Though they’d never done a full renovation of the kitchen in their Foxcroft home since purchasing it in 2002, they’d done some aesthetic uplifting, such as glazing the cabinets and installing new countertops. “We really Band-Aided the kitchen,” says Lisa Ten Eyck.
But to truly create the couple’s vision for the space they spend so much time in as a family of three—they have a young daughter—they were due for a full makeover.
So the Ten Eycks enlisted the help of their good friends—architect Kent Lineberger and his wife, Krista, a kitchen designer—to rework the kitchen, creating ample natural light and opening up the space to allow for more room. Designer Laura Archibald was tasked with installing an interior design scheme that complemented the new kitchen’s more modern finishes. “Lisa and Pete really wanted a clean, light, and bright kitchen,” says Archibald.
Here’s a look at what the Linebergers with Archibald were able to do to bring their clients’ vision to fruition.
The Ten Eycks wanted to modernize the kitchen in both practical and aesthetic senses. To achieve this, the glass-tile backsplash was extended to the ceiling, giving the room a cleaner, streamlined look while also making the room appear larger and the ceiling higher.

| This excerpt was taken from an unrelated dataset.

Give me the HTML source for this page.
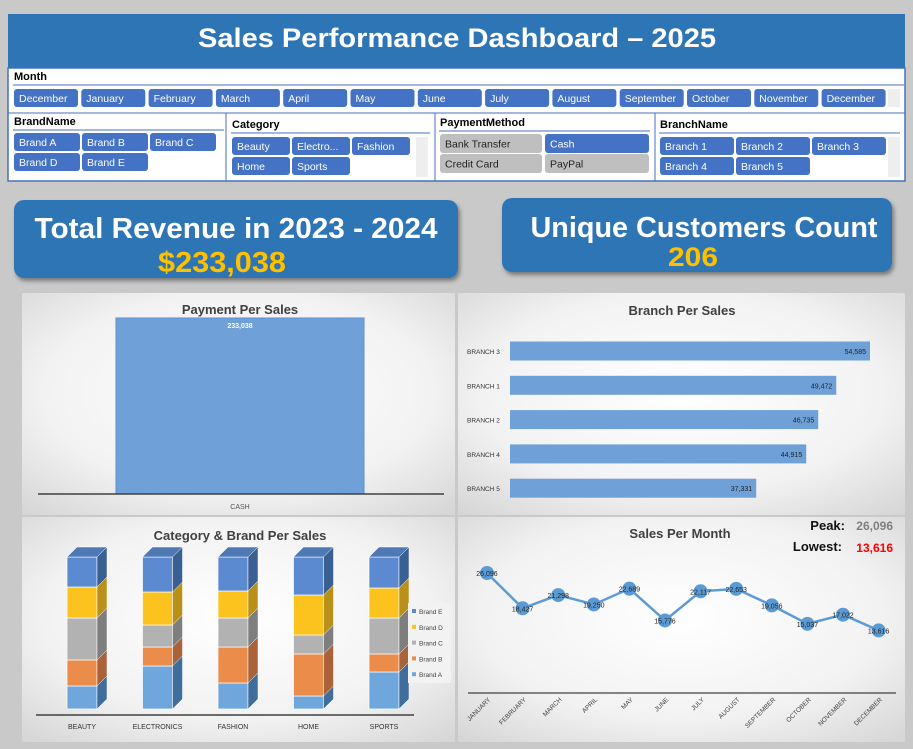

The original glazed cabinets skewed more traditional than the Ten Eycks were looking for, so Krista put the couple in touch with someone who helped create custom cabinetry that was sleek and modern with minimal detailing. Because they kept the original floorplan of the kitchen, Krista suggested adding cabinetry in the breakfast nook for more storage. To make it look less like a closet and more like a timeless piece of furniture, some of the cabinet doors were swapped with glass fronts.
“This isn’t a huge kitchen and it’s very open, so the lighting needed to be subtle and to complement the layout of the kitchen rather than to be a large focal point,” says Archibald. So she added mirrored sconces by Visual Comfort to both sides of the casement windows above the large farmhouse sink, which blended seamlessly with the glass backsplash. Small tubular glass and silver pendants were added above the island peninsula to provide ample light and a touch of modernity to the space.
Because space was limited, Archibald opted for backless barstools by Hickory Chair that slide under the counter. Swathed in a Robert Allen glazed cotton fabric, they’re fuss-free and ideal for high-traffic areas like the kitchen.
Archibald opted for a color palette of soft blues, greens, and taupes to complement the kitchen’s already neutral hard finishes. The breakfast nook chairs are swathed in a Chinese Steps fabric by Jim Thompson and were then vinylized for easy clean up. The table was an existing piece that was repainted in a soft, subtle shade of green.